Early drafts of great work are encouraging - sivers
http://sivers.org/early

======
yan
I also love seeing code repositories in early version. Seeing a code base grow
and become polished is encouraging, especially looking at a mess of functions
in the first few days of my projects.

------
sharpn
_If you like great poetry_ check out the drafts of Wilfred Owen's 'Anthem for
a Doomed Youth' - Sigfreid Sassoon helped him redraft it into possibly the
most iconic WW1 poem, but the original version was relatively weak.
Fascinating to see the changes, for example:
[http://www.lancs.ac.uk/fass/projects/stylistics/topic1b/2ant...](http://www.lancs.ac.uk/fass/projects/stylistics/topic1b/2anthem.htm)

------
10ren
I agree growing things is the way to go, and it's worked for me. Mistakes in
some areas are harder to fix, such as in public APIs that others rely on - but
they still _can_ be fixed by deprecating older approaches. It's painful; but
perhaps even worse to keep delaying til it's perfect...

A hard one is patents: you can't patent after launching, selling or even
demoing it publicly, so you have to finalize the design well-enough to
describe it in detail, without the benefit of experience with actual users.

You can file a provisional application beforehand, but it has to be as
complete as a full application, because you can't add materially to it.

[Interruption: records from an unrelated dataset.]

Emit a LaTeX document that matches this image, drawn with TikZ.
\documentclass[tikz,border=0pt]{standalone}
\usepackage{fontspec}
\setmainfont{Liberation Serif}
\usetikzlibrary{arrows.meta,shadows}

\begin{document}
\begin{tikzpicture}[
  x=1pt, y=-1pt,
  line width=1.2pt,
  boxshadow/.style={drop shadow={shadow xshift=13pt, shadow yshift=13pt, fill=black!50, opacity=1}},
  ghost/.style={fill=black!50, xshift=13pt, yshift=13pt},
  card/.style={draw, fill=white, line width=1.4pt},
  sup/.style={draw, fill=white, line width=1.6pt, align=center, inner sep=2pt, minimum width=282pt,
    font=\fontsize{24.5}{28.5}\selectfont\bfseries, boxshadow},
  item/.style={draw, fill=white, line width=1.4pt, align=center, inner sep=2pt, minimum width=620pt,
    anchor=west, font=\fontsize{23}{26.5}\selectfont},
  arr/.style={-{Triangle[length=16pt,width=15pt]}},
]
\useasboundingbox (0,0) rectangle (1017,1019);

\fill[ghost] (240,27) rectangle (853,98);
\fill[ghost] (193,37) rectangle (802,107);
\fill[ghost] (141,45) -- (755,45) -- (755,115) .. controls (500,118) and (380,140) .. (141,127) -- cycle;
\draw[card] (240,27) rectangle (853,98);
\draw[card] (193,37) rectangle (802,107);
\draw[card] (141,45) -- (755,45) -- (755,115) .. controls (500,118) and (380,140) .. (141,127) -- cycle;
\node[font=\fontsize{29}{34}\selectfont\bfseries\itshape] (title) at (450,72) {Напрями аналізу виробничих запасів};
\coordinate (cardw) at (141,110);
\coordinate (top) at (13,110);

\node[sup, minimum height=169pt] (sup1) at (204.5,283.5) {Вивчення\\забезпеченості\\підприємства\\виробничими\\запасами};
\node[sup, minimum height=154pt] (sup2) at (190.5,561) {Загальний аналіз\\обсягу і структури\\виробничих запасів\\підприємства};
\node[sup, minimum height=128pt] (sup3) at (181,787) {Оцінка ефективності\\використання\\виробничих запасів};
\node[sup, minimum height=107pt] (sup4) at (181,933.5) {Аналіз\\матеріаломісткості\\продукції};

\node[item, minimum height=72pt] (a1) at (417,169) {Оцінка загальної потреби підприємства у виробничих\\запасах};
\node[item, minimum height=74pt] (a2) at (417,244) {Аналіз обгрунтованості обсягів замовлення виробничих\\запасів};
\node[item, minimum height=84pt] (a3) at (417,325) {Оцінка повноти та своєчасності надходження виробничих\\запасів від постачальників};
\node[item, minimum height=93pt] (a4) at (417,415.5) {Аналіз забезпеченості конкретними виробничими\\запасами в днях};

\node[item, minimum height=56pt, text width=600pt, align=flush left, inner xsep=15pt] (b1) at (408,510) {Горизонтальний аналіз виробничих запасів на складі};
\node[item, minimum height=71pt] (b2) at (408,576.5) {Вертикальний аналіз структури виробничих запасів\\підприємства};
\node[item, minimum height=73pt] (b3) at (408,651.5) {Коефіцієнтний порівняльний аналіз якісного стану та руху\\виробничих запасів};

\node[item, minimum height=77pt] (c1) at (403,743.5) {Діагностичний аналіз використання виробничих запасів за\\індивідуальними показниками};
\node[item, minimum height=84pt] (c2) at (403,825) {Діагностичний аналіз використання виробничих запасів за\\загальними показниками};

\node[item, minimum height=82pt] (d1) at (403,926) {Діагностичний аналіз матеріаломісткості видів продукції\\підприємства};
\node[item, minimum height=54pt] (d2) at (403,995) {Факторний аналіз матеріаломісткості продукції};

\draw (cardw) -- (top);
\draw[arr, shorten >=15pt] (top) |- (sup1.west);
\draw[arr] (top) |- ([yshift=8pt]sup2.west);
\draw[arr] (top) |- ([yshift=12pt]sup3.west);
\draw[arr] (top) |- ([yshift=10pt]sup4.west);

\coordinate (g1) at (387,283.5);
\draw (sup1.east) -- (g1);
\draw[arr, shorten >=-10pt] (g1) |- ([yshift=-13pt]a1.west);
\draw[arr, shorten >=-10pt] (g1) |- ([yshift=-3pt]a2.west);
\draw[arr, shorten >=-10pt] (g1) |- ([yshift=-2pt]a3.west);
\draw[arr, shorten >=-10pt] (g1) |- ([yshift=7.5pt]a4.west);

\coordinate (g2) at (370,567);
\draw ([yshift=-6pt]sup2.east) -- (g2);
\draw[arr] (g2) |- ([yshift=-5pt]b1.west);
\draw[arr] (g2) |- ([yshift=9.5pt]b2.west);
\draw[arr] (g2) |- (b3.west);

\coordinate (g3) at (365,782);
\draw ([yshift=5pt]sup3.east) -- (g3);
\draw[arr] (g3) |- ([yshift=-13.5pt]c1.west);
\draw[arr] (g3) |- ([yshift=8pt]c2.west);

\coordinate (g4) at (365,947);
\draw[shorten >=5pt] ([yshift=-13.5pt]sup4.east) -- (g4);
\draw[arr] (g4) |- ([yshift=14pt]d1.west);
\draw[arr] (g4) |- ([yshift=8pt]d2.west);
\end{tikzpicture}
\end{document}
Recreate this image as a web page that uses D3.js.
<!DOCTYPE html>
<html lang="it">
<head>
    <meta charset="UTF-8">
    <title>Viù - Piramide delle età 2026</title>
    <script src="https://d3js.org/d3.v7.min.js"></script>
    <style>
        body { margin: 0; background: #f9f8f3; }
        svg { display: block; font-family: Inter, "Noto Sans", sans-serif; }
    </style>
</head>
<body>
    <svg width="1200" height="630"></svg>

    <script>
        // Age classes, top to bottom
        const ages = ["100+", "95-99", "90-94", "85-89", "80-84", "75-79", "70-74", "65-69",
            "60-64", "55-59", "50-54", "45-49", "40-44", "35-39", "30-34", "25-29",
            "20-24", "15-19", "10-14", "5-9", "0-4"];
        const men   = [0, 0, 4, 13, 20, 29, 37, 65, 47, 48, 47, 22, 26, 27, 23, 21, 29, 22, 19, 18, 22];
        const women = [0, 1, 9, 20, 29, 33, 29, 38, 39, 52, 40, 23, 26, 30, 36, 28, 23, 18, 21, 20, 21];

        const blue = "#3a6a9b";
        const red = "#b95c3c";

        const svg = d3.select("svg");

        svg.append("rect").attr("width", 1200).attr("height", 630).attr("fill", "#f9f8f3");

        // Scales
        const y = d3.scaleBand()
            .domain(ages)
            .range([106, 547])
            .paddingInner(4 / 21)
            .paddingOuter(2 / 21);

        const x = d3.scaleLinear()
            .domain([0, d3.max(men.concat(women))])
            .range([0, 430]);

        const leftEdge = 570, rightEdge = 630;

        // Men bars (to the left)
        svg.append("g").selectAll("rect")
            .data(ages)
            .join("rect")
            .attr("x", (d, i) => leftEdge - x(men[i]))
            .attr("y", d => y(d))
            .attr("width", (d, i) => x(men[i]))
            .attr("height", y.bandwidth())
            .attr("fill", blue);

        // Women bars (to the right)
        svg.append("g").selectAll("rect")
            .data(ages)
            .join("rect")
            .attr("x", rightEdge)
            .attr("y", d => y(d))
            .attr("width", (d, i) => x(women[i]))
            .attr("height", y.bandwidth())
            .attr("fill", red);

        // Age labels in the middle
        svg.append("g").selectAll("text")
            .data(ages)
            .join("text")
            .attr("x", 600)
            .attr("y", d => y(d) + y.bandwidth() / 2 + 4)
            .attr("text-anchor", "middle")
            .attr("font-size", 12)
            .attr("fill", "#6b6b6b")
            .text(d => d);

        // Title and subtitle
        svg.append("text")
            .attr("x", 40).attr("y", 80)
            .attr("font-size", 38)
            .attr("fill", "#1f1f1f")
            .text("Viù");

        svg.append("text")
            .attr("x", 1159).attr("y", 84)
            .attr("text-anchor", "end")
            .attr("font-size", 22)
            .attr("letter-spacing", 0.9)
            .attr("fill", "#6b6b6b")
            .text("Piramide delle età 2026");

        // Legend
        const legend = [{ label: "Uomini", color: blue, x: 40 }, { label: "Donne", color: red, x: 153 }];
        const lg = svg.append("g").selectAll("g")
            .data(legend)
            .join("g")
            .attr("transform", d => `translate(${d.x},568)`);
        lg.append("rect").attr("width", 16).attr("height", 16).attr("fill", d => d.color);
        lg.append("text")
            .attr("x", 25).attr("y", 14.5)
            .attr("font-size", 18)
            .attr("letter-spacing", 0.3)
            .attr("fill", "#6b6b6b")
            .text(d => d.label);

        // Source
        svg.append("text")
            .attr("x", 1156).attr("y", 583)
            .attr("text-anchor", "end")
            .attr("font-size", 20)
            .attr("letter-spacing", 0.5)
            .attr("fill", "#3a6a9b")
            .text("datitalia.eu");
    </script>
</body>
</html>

I
Believe that in the USA, you can apply up to a year after inventing it, but
you'll still need sufficiently good documentation to be able to prove that the
invention date, if challenged. A meticulously kept notebook is probably
sufficient.

------
grandalf
This is a superb point. I recall the first time I went to a museum and saw
pencil "studies" of famous works of art... it really brings the whole process
of art down to earth and you realize it's a simple, creative but iterative
process, much like software engineering.

------
mkn
Karma be damned! Video in article is best watched while drunk.

------
Confusion
As I commented when the link to pg writing his essay, that this story cites as
an example, was submitted to Reddit:

 _I think it [is] rather encouraging to would-be writers to see that someone
that is [..] succesful rewrites his sentences many times. It can be quite
disheartening to find it necessary to rewrite the same bit over and over
again, if you suffer from the illusion that good writers pen down everything
in one go._